Cos’è l’ispirazione e dove la si ritrova una volta fuggita? Quali saranno mai le regole (non scritte) che possono determinare uno status di “hype” (o meno)?

Probabilmente sono domande che le sorelle Casady si saranno poste spesso nel corso del decennio appena trascorso: proprio loro che con il fulminante esordio “La Maison de Mon Rêve” del 2004 ed almeno i due successivi album (“Noah’s Ark e The Adventures of Ghosthorse & Stillborn“) erano state sulla bocca e negli iPod di tutta la intellighenzia indie-qualcosa del globo intero, e di cui negli ultimi dieci anni appunto avevamo avuto notizie sempre più diradate e discontinue. Apparentemente non per loro colpa, visto che nei primi anni degli anni ’10 avevano dato alle stampe ben tre dischi, ma abbandonate dalla dea dell’ispirazione, o forse da quella del misterioso hype, le avevamo un po’ perse sul radar.

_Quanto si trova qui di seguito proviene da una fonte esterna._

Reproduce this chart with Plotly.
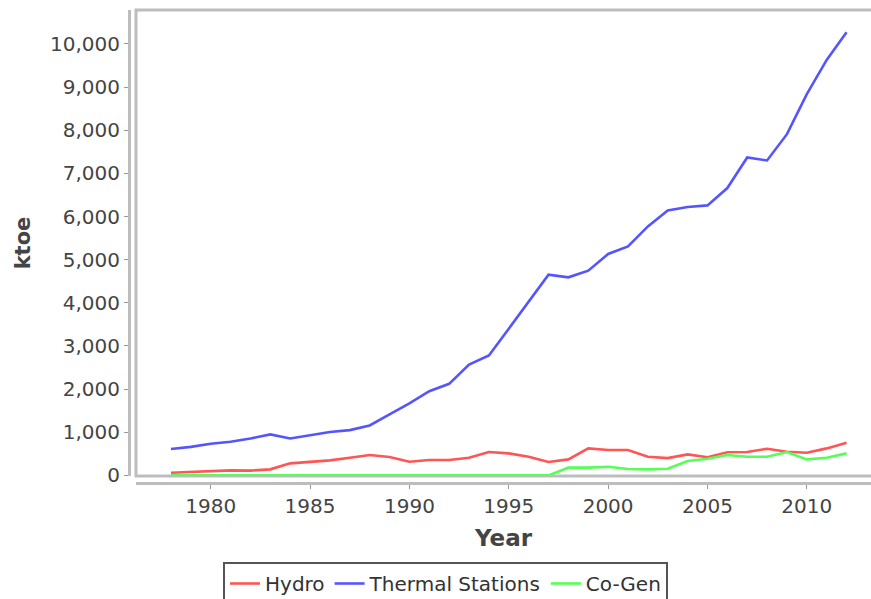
import plotly.graph_objects as go

years = list(range(1978, 2013))
hydro = [62, 77, 100, 116, 110, 139, 278, 309, 347, 409, 471, 424, 316, 355, 355, 409,
         540, 509, 432, 309, 370, 625, 586, 586, 432, 400, 486, 420, 535, 540, 617, 548,
         525, 625, 756]
thermal = [610, 660, 733, 780, 856, 949, 855, 926, 1003, 1049, 1157, 1412, 1667, 1951,
           2122, 2569, 2778, 3400, 4035, 4653, 4591, 4745, 5131, 5308, 5771, 6141, 6219,
           6257, 6659, 7368, 7299, 7909, 8836, 9630, 10271]
cogen = [0, 0, 0, 0, 0, 0, 0, 0, 0, 0, 0, 0, 0, 0, 0, 0, 0, 0, 0, 0, 178, 178, 201, 146,
         139, 154, 332, 386, 471, 432, 432, 540, 370, 409, 509]
series_names = ["Hydro", "Thermal Stations", "Co-Gen"]
series_colors = ["#FF5555", "#5555FF", "#55FF55"]
y_ticks = list(range(0, 10001, 1000))
x_ticks = list(range(1980, 2011, 5))

W, H = 871, 599
ml, mr, mt, mb = 129, 0, 10, 116
off = 7
pw = W - ml - mr
ph = H - mt - mb

fig = go.Figure()
for name, vals, col in zip(series_names, [hydro, thermal, cogen], series_colors):
    fig.add_trace(go.Scatter(x=years, y=vals, mode="lines", name=name,
                             line=dict(color=col, width=2.6)))

axis_gray = "#bdbdbd"
font_fam = "DejaVu Sans"

fig.update_layout(
    width=W, height=H,
    margin=dict(l=ml, r=mr, t=mt, b=mb, autoexpand=False),
    paper_bgcolor="white", plot_bgcolor="white",
    font=dict(family=font_fam, size=20, color="#444444"),
    xaxis=dict(
        domain=[off / pw, 1], range=[1976.24, 2013.23],
        anchor="free", position=0,
        showgrid=False, zeroline=False,
        showline=True, linecolor=axis_gray, linewidth=3,
        ticks="outside", ticklen=4, tickcolor="#999999", tickwidth=1,
        tickvals=x_ticks, ticktext=[str(v) for v in x_ticks],
        tickfont=dict(size=20, color="#444444"),
        title=dict(text="<b>Year</b>", font=dict(size=23, color="#444444"), standoff=12),
    ),
    yaxis=dict(
        domain=[off / ph, 1], range=[-15, 10787],
        anchor="free", position=0,
        showgrid=False, zeroline=False,
        showline=True, linecolor=axis_gray, linewidth=3,
        ticks="outside", ticklen=4, tickcolor="#999999", tickwidth=1,
        tickvals=y_ticks, ticktext=[f"{v:,}" for v in y_ticks],
        tickfont=dict(size=20, color="#444444"),
        title=dict(text="<b>ktoe</b>", font=dict(size=21, color="#444444"), standoff=12),
    ),
    legend=dict(
        orientation="h", x=(223 - ml) / pw, y=(483 - 562) / ph,
        xanchor="left", yanchor="top",
        bordercolor="#555555", borderwidth=2,
        font=dict(size=20, color="#333333"),
        itemwidth=30, tracegroupgap=0,
    ),
    showlegend=True,
)

fig.add_shape(type="rect", xref="x domain", yref="y domain",
              x0=0, x1=1.05, y0=0, y1=1,
              line=dict(color=axis_gray, width=3), layer="below")

fig.write_html(
    "out.html",
    config={"displayModeBar": False},
    post_script="document.body.style.margin='0';document.body.style.overflow='hidden';",
)
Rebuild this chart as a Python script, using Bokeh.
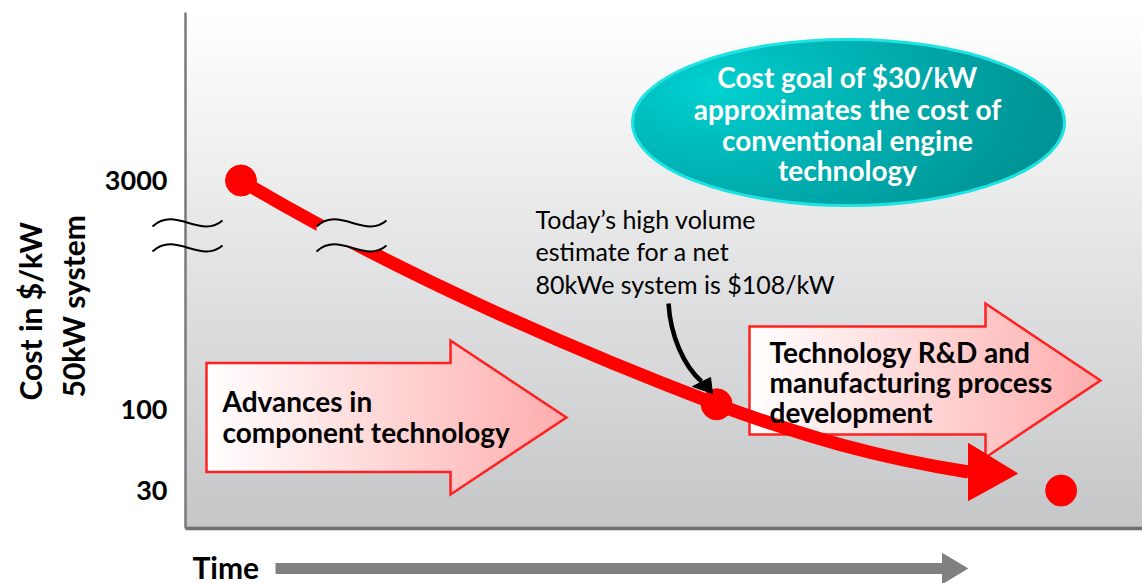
import numpy as np
from bokeh.plotting import figure
from bokeh.models import Range1d, FixedTicker, PrintfTickFormatter
from bokeh.core.properties import value
from bokeh.embed import file_html
from bokeh.resources import INLINE

# ---------------- data ----------------
time = [0.58, 5.55, 9.15]       # schematic time positions
cost = [3000, 108, 30]          # $/kW
tick_values = [30, 100, 3000]
tick_labels = ["30", "100", "3000"]
y_title = ["Cost in $/kW", "50kW system"]
x_title = "Time"
callout = ["Today\u2019s high volume", "estimate for a net", "80kWe system is $108/kW"]
goal_text = ["Cost goal of $30/kW", "approximates the cost of", "conventional engine", "technology"]
left_arrow_text = ["Advances in", "component technology"]
right_arrow_text = ["Technology R&D and", "manufacturing process", "development"]

# ---------------- layout helpers (page px -> data) ----------------
W, H = 1142, 583
FL, FR, FT, FB = 185, 1142, 12, 528
K, A = 155.0, 719.0
T_MAX = 10.0


def X(px):
    return (px - FL) / (FR - FL) * T_MAX


def Y(py):
    return 10 ** ((A - py) / K)


FONT = value("Lato")
RED = "#ff0000"

p = figure(width=W, height=H, y_axis_type="log",
           x_range=Range1d(0, T_MAX), y_range=Range1d(Y(FB), Y(FT)),
           min_border_left=FL, min_border_right=0, min_border_top=FT,
           min_border_bottom=H - FB,
           toolbar_location=None, output_backend="svg", outline_line_color=None,
           background_fill_color="white", border_fill_color="white")
p.grid.visible = False

yax = p.yaxis[0]
yax.ticker = FixedTicker(ticks=tick_values)
yax.formatter = PrintfTickFormatter(format="%d")
yax.major_label_overrides = {v: s for v, s in zip(tick_values, tick_labels)}
yax.axis_line_color = "#7a7a7a"
yax.axis_line_width = 2.5
yax.major_tick_line_color = None
yax.minor_tick_line_color = None
yax.major_tick_in = 0
yax.major_tick_out = 0
yax.major_label_standoff = 18
yax.major_label_text_font = "Lato"
yax.major_label_text_font_style = "bold"
yax.major_label_text_font_size = "27px"
yax.major_label_text_color = "black"

xax = p.xaxis[0]
xax.ticker = FixedTicker(ticks=[])
xax.axis_line_color = "#6f6f6f"
xax.axis_line_width = 3.5
xax.major_tick_line_color = None
xax.minor_tick_line_color = None


def bg_color(py):
    f = (py - FT) / (FB - FT)
    top = np.array([255, 255, 255]); bot = np.array([197, 198, 200])
    c = top + (bot - top) * f
    return "#%02x%02x%02x" % tuple(int(round(v)) for v in c)


def rgba_image(rgb, alpha):
    h, w = alpha.shape
    img = np.empty((h, w), dtype=np.uint32)
    v = img.view(np.uint8).reshape(h, w, 4)
    v[:, :, :3] = np.clip(np.round(rgb), 0, 255).astype(np.uint8)
    v[:, :, 3] = alpha.astype(np.uint8)
    return img[::-1]


def place_image(img_h, img_w, left, top, img):
    p.image_rgba(image=[img], x=X(left), y=Y(top + img_h),
                 dw=X(left + img_w) - X(left), dh=Y(top) - Y(top + img_h))


# ---- background gradient ----
n = FB - FT
f = (np.arange(n) + 0.5)[:, None, None] / n
top = np.array([255, 255, 255]); bot = np.array([197, 198, 200])
rgb = np.repeat(top + (bot - top) * f, 2, axis=1)
place_image(n, 2, FL, FT, rgba_image(rgb, np.full((n, 2), 255)))
p.renderers[-1].glyph.dw = T_MAX
p.renderers[-1].glyph.x = 0


# ---- pink block arrows ----
def block_arrow(x0, xh, xt, yc, bh, hh):
    w = int(round(xt - x0)) + 1
    h = int(round(2 * hh)) + 1
    xs = x0 + np.arange(w) + 0.5
    ys = (yc - hh) + np.arange(h) + 0.5
    XX, YY = np.meshgrid(xs, ys)
    dy = np.abs(YY - yc)
    inside = ((XX <= xh) & (dy <= bh)) | ((XX > xh) & (dy <= (xt - XX) / (xt - xh) * hh))
    fr = np.clip((XX - x0) / (xt - x0), 0, 1)
    rgb = np.zeros((h, w, 3))
    rgb[:, :, 0] = 255
    rgb[:, :, 1] = 255 - 82 * fr
    rgb[:, :, 2] = 255 - 82 * fr
    place_image(h, w, x0, yc - hh, rgba_image(rgb, inside * 255))
    pts = [(x0, yc - bh), (xh, yc - bh), (xh, yc - hh), (xt, yc), (xh, yc + hh), (xh, yc + bh), (x0, yc + bh)]
    p.patch([X(a) for a, b in pts], [Y(b) for a, b in pts], fill_alpha=0,
            line_color="#ff2020", line_width=2.5, line_join="miter")


block_arrow(206, 450, 566, 417, 54.5, 77)
block_arrow(749, 985, 1100, 380, 54, 77)

# ---- red cost curve ----
p.bezier(x0=[time[0], time[1]], y0=[cost[0], cost[1]],
         x1=[time[1], X(968)], y1=[cost[1], Y(471.5)],
         cx0=[X(392), X(806)], cy0=[Y(270), Y(437)],
         cx1=[X(566), X(878)], cy1=[Y(347), Y(457)],
         line_color=RED, line_width=13)
p.patch([X(968), X(968), X(1017)], [Y(443), Y(500), Y(473)], color=RED, line_width=1)
p.scatter(time, cost, size=31, color=RED)

# ---- block arrow texts (on top of curve) ----
p.text(x=[X(222)] * 2, y=[Y(400), Y(431)], text=left_arrow_text, text_font=FONT,
       text_font_style="bold", text_font_size="28px", text_baseline="middle",
       text_align="left", text_color="black")
p.text(x=[X(769)] * 3, y=[Y(351), Y(381), Y(411)], text=right_arrow_text, text_font=FONT,
       text_font_style="bold", text_font_size="28px", text_baseline="middle",
       text_align="left", text_color="black")

# ---- axis break squiggles ----
sq_bases = [(152, 226), (152, 251), (316, 226), (316, 251)]
shape = [(0, 0), (23, -21), (48, 13), (70, -6)]


def sq_pts(bx, by, m=30):
    t = np.linspace(0, 1, m)
    P = np.array(shape, dtype=float)
    B = ((1 - t) ** 3)[:, None] * P[0] + (3 * (1 - t) ** 2 * t)[:, None] * P[1] + \
        (3 * (1 - t) * t ** 2)[:, None] * P[2] + (t ** 3)[:, None] * P[3]
    return B[:, 0] + bx, B[:, 1] + by


ux, uy = sq_pts(316, 226)
lx, ly = sq_pts(316, 251)
cx = np.concatenate([ux, lx[::-1]]); cy = np.concatenate([uy, ly[::-1]])
p.patch([X(a) for a in cx], [Y(b) for b in cy], color=bg_color(238), line_width=0)

p.bezier(x0=[X(b[0]) for b in sq_bases], y0=[Y(b[1]) for b in sq_bases],
         x1=[X(b[0] + shape[3][0]) for b in sq_bases], y1=[Y(b[1] + shape[3][1]) for b in sq_bases],
         cx0=[X(b[0] + shape[1][0]) for b in sq_bases], cy0=[Y(b[1] + shape[1][1]) for b in sq_bases],
         cx1=[X(b[0] + shape[2][0]) for b in sq_bases], cy1=[Y(b[1] + shape[2][1]) for b in sq_bases],
         line_color="black", line_width=2, level="overlay")

# ---- callout ----
p.text(x=[X(535)] * 3, y=[Y(218), Y(250), Y(283)], text=callout, text_font=FONT,
       text_font_size="25px", text_baseline="middle", text_align="left", text_color="black")
p.bezier(x0=[X(668)], y0=[Y(303)], x1=[X(701)], y1=[Y(381)],
         cx0=[X(670)], cy0=[Y(335)], cx1=[X(683)], cy1=[Y(365)],
         line_color="black", line_width=4.5)
p.patch([X(692), X(710), X(712)], [Y(386), Y(377), Y(393)], color="black", line_width=1)

# ---- goal ellipse ----
ecx, ecy, ea, eb = 848, 122, 216, 83
w = 2 * ea + 1; h = 2 * eb + 1
xs = ecx - ea + np.arange(w) + 0.5
ys = ecy - eb + np.arange(h) + 0.5
XX, YY = np.meshgrid(xs, ys)
inside = ((XX - ecx) / ea) ** 2 + ((YY - ecy) / eb) ** 2 <= 1.0
d = np.clip(np.sqrt(((XX - 712) / 340) ** 2 + ((YY - 88) / 190) ** 2), 0, 1) ** 0.8
hl = np.array([0, 212, 212]); dk = np.array([0, 148, 150])
rgb = hl + (dk - hl) * d[:, :, None]
place_image(h, w, ecx - ea, ecy - eb, rgba_image(rgb, inside * 255))
p.ellipse(x=[X(ecx)], y=[Y(ecy)], width=2 * ea, height=2 * eb, width_units="screen",
          height_units="screen", fill_alpha=0, line_color="#1ee3e3", line_width=3)
p.text(x=[X(847)] * 4, y=[Y(76), Y(108), Y(139), Y(169)], text=goal_text, text_font=FONT,
       text_font_style="bold", text_font_size="28px", text_baseline="middle",
       text_align="center", text_color="white")

# ---- axis titles (outside frame) ----
p.text(x=[X(29), X(72)], y=[Y(400), Y(397)], text=y_title, angle=np.pi / 2, text_font=FONT,
       text_font_style="bold", text_font_size="30px", text_baseline="middle",
       text_align="left", text_color="black", level="overlay")
p.text(x=[X(192)], y=[Y(566)], text=[x_title], text_font=FONT, text_font_style="bold",
       text_font_size="30px", text_baseline="middle", text_align="left",
       text_color="black", level="overlay")
p.line(x=[X(275), X(943)], y=[Y(568), Y(568)], line_color="#808080", line_width=11,
       level="overlay")
p.patch([X(942), X(942), X(967)], [Y(553), Y(583), Y(568)], color="#808080",
        line_width=1, level="overlay")

open("out.html", "w").write(file_html(p, INLINE))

Adesso tornano con un nuovo disco intitolato “Put The Shine On”, ovvero: “Brilla”. Il disco si apre con gli uccelli gracchianti e poco benauguranti di “High Road” che fanno strada ad una melodia convincente e caratterizzata da quella follia che da sempre rappresenta un marchio di fabbrica delle CocoRosie.

Anche “Mercy” risulta convincente con la sua elettronica lo-fi e delicata, fiati storti, le solite voci dolcemente stridule soprattutto nel ritornello (lirico ed emozionante), e chitarre avvolgenti e groovose, per quanto rade. Si prosegue con la melodia da evergreen degli anni ’60 di “Restless” e con “Smash My Head”, canzone (accompagnata da un video folle per ambientazione e personaggi) che risulta tra le più convincenti del disco.

Il disco prosegue con l’incedere di una drum machine giocattolo quanto mai essenziale e di un organo che fa da buon compagno alle tristi melodie e all’immancabile glockenspiel a chiedersi “Where Did All the Soldiers Go”.

Di “Hell’s Gate” ricorderemo le ritmiche un po’ disordinate e poco più, mentre “Did Me Wrong” alza nuovamente la cifra del groove con una convincente linea vocale r&b e il contrappunto di una chitarra elettrica a tratti insolente.

La simbologia visionaria delle liriche delle sorelle Casady e le tante vocine che devono avere dentro (e che governano la loro scrittura) trovano la loro manifestazione più evidente in “Lamb and The Wolf”, dove la situazione è, secondo le sorelle Casady, sempre la stessa: l’agnellino morirà e il lupo sarà incastrato. Ciascuno la interpreti come vuole, ma Sierra e Bianca sono risolute a non farsi “britneyspearsare” (beh sì, usano la popstar simbolo degli anni ’90 come un verbo transitivo) dal prossimo bravo ragazzo invidioso del loro pezzo di paradiso.

Il disco si avvia al termine con la forse meno ispirata “Slow Down Sun Down” ma soprattutto con “Burning Down the House” che mantiene le buone promesse di un inizio serrato che si incastra con voci hip hop, ritornello melodico e vocine pazze qua e là.

In chiusura la lirica “Ruby Red” dedicata alla loro little momma morta durante le sessioni di registrazione di questo disco, che però non suona come un inno funebre ma piuttosto come una presa d’atto fatalista della dipartita terrena e al contempo come un tenero saluto alla madre che “è ora nella nostra canzone, la Signora Morte non sbaglia mai, non fa errori”.

Il disco si chiude con “Aloha Friday”, una evocazione alle madri dell’oscurità, alla magia marrone e a quella grigia, al peso dell’ombra e agli arcobaleni ed al cielo che piangono. La malinconia di questa chiusura inspiegabilmente ha in sé la magia di far tornare alla mente per contrasto l’esortazione contenuta nel titolo del disco: “Brilla!”.

Hey, sorelline, piacere di avervi ritrovate, dove diavolo eravate finite?